Bank of Canada hikes rates, becomes first major central bank to signal pause
OTTAWA: The Bank of Canada on Wednesday hiked its key interest rate to 4.5 percent, the highest level in 15 years, and became the first major central bank fighting global inflation to say it would likely hold off on further increases for now.
The 25-basis-point increase was in line with analysts' expectations. The bank has raised rates at a record pace of 425 basis points in 10 months to tame inflation, which peaked at 8.1% and slowed to 6.3 percent in December, still more than three times the bank's 2 percent target.
The members of the Governing Council "clearly have enough confidence that the tightening currently in place is already slowing the economy that they are comfortable they won't need to lift rates further in most scenarios," said Andrew Kelvin, chief Canada strategist at TD Securities.

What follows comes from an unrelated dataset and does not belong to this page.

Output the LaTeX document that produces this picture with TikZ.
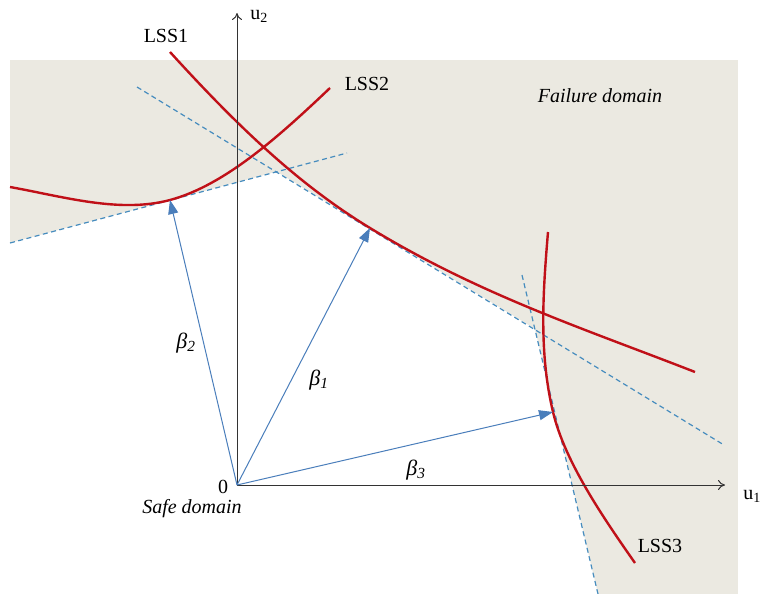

In its quarterly Monetary Policy Report (MPR), which includes new forecasts, the bank painted a picture of an economy that is going to stall and could tip into a recession during the first half of the year, bringing inflation down to about 3 percent at mid-year and back to 2 percent in 2024.
"We are turning the corner on inflation," Bank of Canada Governor Tiff Macklem told reporters. "We are still a long way from our target, but recent developments have reinforced our confidence that inflation is coming down."
Macklem said the bank would pause its policy action to assess the cumulative effects of the current level of rates, adding repeatedly that the break was conditional on the economy evolving as is forecast.
Money markets see the Bank of Canada cutting rates already in October.
"It's really far too early to be talking about cuts," Macklem said. "The pause really is designed to give us time to assess whether we've raised interest rates enough to get inflation all the way back to target."
The central bank had said in December that future rate decisions would be data dependent, and a blowout December employment report, released earlier this month, highlighted the upside risk to wage and price growth.
"The Bank of Canada is back to using forward guidance," said Royce Mendes, director and head of macro strategy at Desjardins. "That likely ensures a pause in the rate-hiking cycle for at least the next few months."
While food and shelter cost increases are still weighing on households and headline inflation is still high, the bank said in its MPR that "three-month CPI inflation has fallen to about 3.5 percent, suggesting a significant slowdown in inflation in coming months."
The Canadian dollar was trading 0.3 percent lower at 1.3410 per greenback, or 74.57 U.S. cents. The 2-year yield eased nearly 6 basis points to 3.596 percent.